Theopetra is a cave site located in the mainland of Greece, 100m above the Thessaly plain and overlooking the Peneios River (Valladas et al. 2007, 303). In the cave, a

continuous sequence of sediments with a total thickness of 6.4m is found (Valladas et al. 2007, 303). The earliest occupation of the cave took place around the transition from MIS 6 to MIS 5, indicated by a radiometric TL date of 150 ka from the oldest

archaeological layer in the cave (Valladas et al. 2007, 306). Phytolith analysis of

anthropogenic combustion features (hearths) shows that hominins brought a variety of plants into the cave (Tsartsidou et al. 2013, 176). Plants exploited by hominins at Theopetra include grasses, Cyperaceae and the dicotyledonous fruits of Celtis sp. and

Lithospermum arvense. Use of these plants for food is most likely, although the high

amounts of the seemingly inedible L. arvense are puzzling (Tsartsidou et al. 2013, 180-181). Macrobotanical remains also suggest that several different seeds, legumes and fruit producing species were used or eaten in the cave (Kotzamani 2009 in Tsartsidou et

al. 2013, 181). Charcoal analysis shows that a various array of tree species was used for

fire (Ntinou and Kyparissi-Apostolika 2016). All the results together indicate that a wide array of plant species was exploited at Theopetra cave by hominins in the Middle and Late Palaeolithic, both for food and fire.

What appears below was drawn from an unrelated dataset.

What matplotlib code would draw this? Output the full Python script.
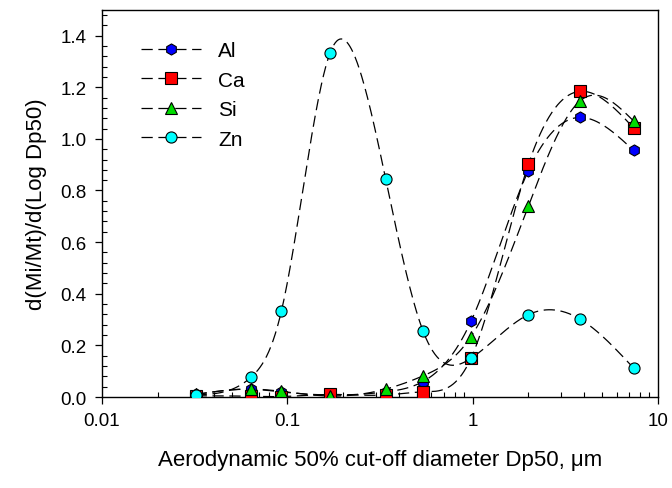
import numpy as np
import matplotlib
matplotlib.use("Agg")
import matplotlib.pyplot as plt
from matplotlib.ticker import FixedLocator, NullFormatter, MultipleLocator

plt.rcParams['font.family'] = ['Liberation Sans', 'DejaVu Sans']

# Data
dp50 = [0.032, 0.064, 0.093, 0.17, 0.34, 0.54, 0.98, 2.0, 3.8, 7.4]
al = [0.010, 0.030, 0.020, 0.008, 0.020, 0.060, 0.293, 0.877, 1.083, 0.955]
ca = [0.005, 0.003, 0.002, 0.010, 0.008, 0.020, 0.150, 0.901, 1.184, 1.042]
si = [0.010, 0.031, 0.022, 0.004, 0.031, 0.082, 0.234, 0.740, 1.147, 1.069]
zn = [0.009, 0.078, 0.334, 1.332, 0.843, 0.256, 0.150, 0.319, 0.302, 0.112]

series = [
    ("Al", al, 'h', '#0000ff'),
    ("Ca", ca, 's', '#ff0000'),
    ("Si", si, '^', '#00dd00'),
    ("Zn", zn, 'o', '#00ffff'),
]


def natural_spline(x, y, xn):
    x = np.asarray(x, float)
    y = np.asarray(y, float)
    n = len(x)
    h = np.diff(x)
    A = np.zeros((n, n))
    b = np.zeros(n)
    A[0, 0] = 1
    A[-1, -1] = 1
    for i in range(1, n - 1):
        A[i, i - 1] = h[i - 1]
        A[i, i] = 2 * (h[i - 1] + h[i])
        A[i, i + 1] = h[i]
        b[i] = 3 * ((y[i + 1] - y[i]) / h[i] - (y[i] - y[i - 1]) / h[i - 1])
    c = np.linalg.solve(A, b)
    out = np.empty_like(xn)
    for k, xv in enumerate(xn):
        i = min(max(np.searchsorted(x, xv) - 1, 0), n - 2)
        dx = xv - x[i]
        bi = (y[i + 1] - y[i]) / h[i] - h[i] * (2 * c[i] + c[i + 1]) / 3
        di = (c[i + 1] - c[i]) / (3 * h[i])
        out[k] = y[i] + bi * dx + c[i] * dx ** 2 + di * dx ** 3
    return out


fig = plt.figure(figsize=(6.72, 4.89), dpi=100)
ax = fig.add_axes([0.1518, 0.186, 0.8272, 0.792])

lx = np.log10(dp50)
xn = np.linspace(lx[0], lx[-1], 600)
for name, vals, mk, col in series:
    yn = natural_spline(lx, vals, xn)
    ax.plot(10 ** xn, yn, color='black', lw=0.9, dashes=(9, 4.5), zorder=2)
    ax.plot(dp50, vals, linestyle='none', marker=mk, markersize=8,
            markerfacecolor=col, markeredgecolor='black', markeredgewidth=0.8, zorder=3)
    ax.plot([], [], color='black', lw=0.9, dashes=(9, 4.5), marker=mk, markersize=8,
            markerfacecolor=col, markeredgecolor='black', markeredgewidth=0.8, label=name)

ax.set_xscale('log')
ax.set_xlim(0.01, 10)
ax.set_ylim(0, 1.5)
ax.set_xticks([0.01, 0.1, 1, 10])
ax.set_xticklabels(['0.01', '0.1', '1', '10'])
ax.set_yticks([0.0, 0.2, 0.4, 0.6, 0.8, 1.0, 1.2, 1.4])
ax.set_yticklabels(['0.0', '0.2', '0.4', '0.6', '0.8', '1.0', '1.2', '1.4'])
ax.yaxis.set_minor_locator(MultipleLocator(0.04))
ax.xaxis.set_minor_locator(FixedLocator([m * 10.0 ** e for e in (-2, -1, 0) for m in range(2, 10)]))
ax.xaxis.set_minor_formatter(NullFormatter())
ax.tick_params(which='major', direction='out', length=5, width=0.9, labelsize=13.5,
               top=False, right=False, pad=6)
ax.tick_params(which='minor', direction='in', length=3.5, width=0.8, top=False, right=False)
for s in ax.spines.values():
    s.set_linewidth(1.0)

ax.set_xlabel('Aerodynamic 50% cut-off diameter Dp50, \u03bcm', fontsize=16, labelpad=14)
ax.set_ylabel('d(Mi/Mt)/d(Log Dp50)', fontsize=16, labelpad=10)

leg = ax.legend(loc='upper left', bbox_to_anchor=(0.055, 0.94), frameon=False,
                fontsize=15, handlelength=2.9, numpoints=1, labelspacing=0.5,
                handletextpad=0.8, borderaxespad=0)

fig.savefig('out.png', dpi=100)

4.2 Hominin plant use in the Palaeolithic

Combining all the sources mentioned in section 4.1, three broad categories for plant use become apparent: food, raw material and fire. These categories are further explained in the following sections.

4.2.1 Food

All the sources presented in section 4.1 indicate that Palaeolithic hominins must have eaten plants: modern hunter-gatherers and primates (primarily) eat plants, evidence for consumption and processing of plants is found on dental remains and stone tools, and remains of edible plants have been found at archaeological sites.